The last step after you put it together is to make an egg wash, would just consist of an egg and probably about two table spoons of sugar. You can use just a regular pastry brush or sort of a marinating brush that you might find at a grocery store, or anywhere but, and any sort of food related products, any sort of tampons and things and you can just beat the egg with the two table spoons of sugar with the brush. You gently paint the top crust and you dont want the egg to pool up in any areas, use one an even coating of the egg wash. So, you dont get too much on your brush before you starting painting it, just as much as you need for a few strokes there. You are painting only this middle part, not the crimped edges because if you paint the crimped edges, they are kind of pointy and they tend to get burned, just paint the middle part and it helps to get a nice golden sort of color and a nice shine to it.
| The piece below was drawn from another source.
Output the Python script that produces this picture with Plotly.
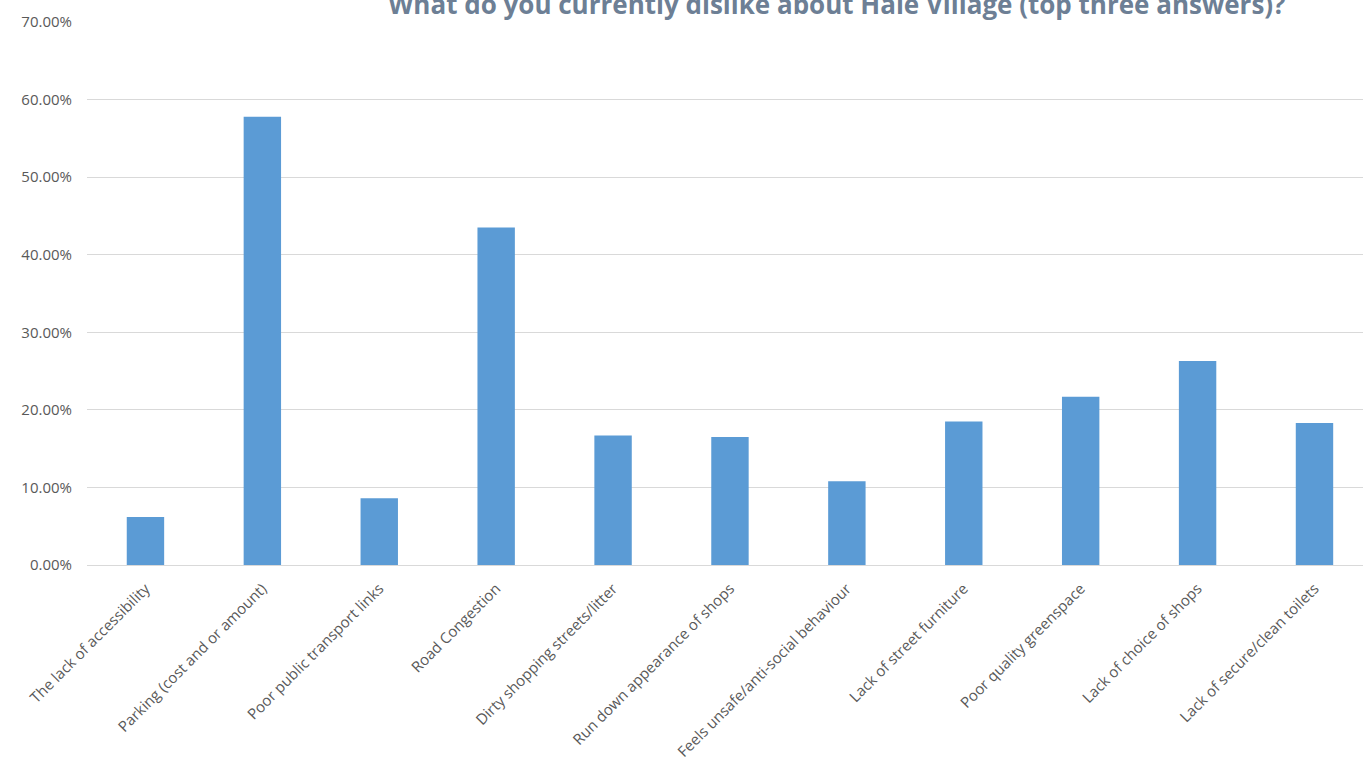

So, here at our bakery, we use commercial convection ovens and we bake the pie at 325 degrees, but in a home oven it's probably going to be more like up to 400 degrees, between 375 and 400. Convection ovens have a lower temperature because they are blowing the air around and it's very consistent heat. So, you can just stick it in there probably about an hour, the fruit needs to be bubbling for a good ten minutes before you take it out, that means the cornstarch has worked enough and it needs to be able to solidify some of the juices just a little bit and going to grab the other one of the bottom.

The final result should look something like that. It's a nice kind of bubbly tops butter crust the apple pie and the fruit juices have bubbled for a good ten minutes and that means that the filling is ready. You can smell it, when it was ready to serve. Thats how we make an apple pie.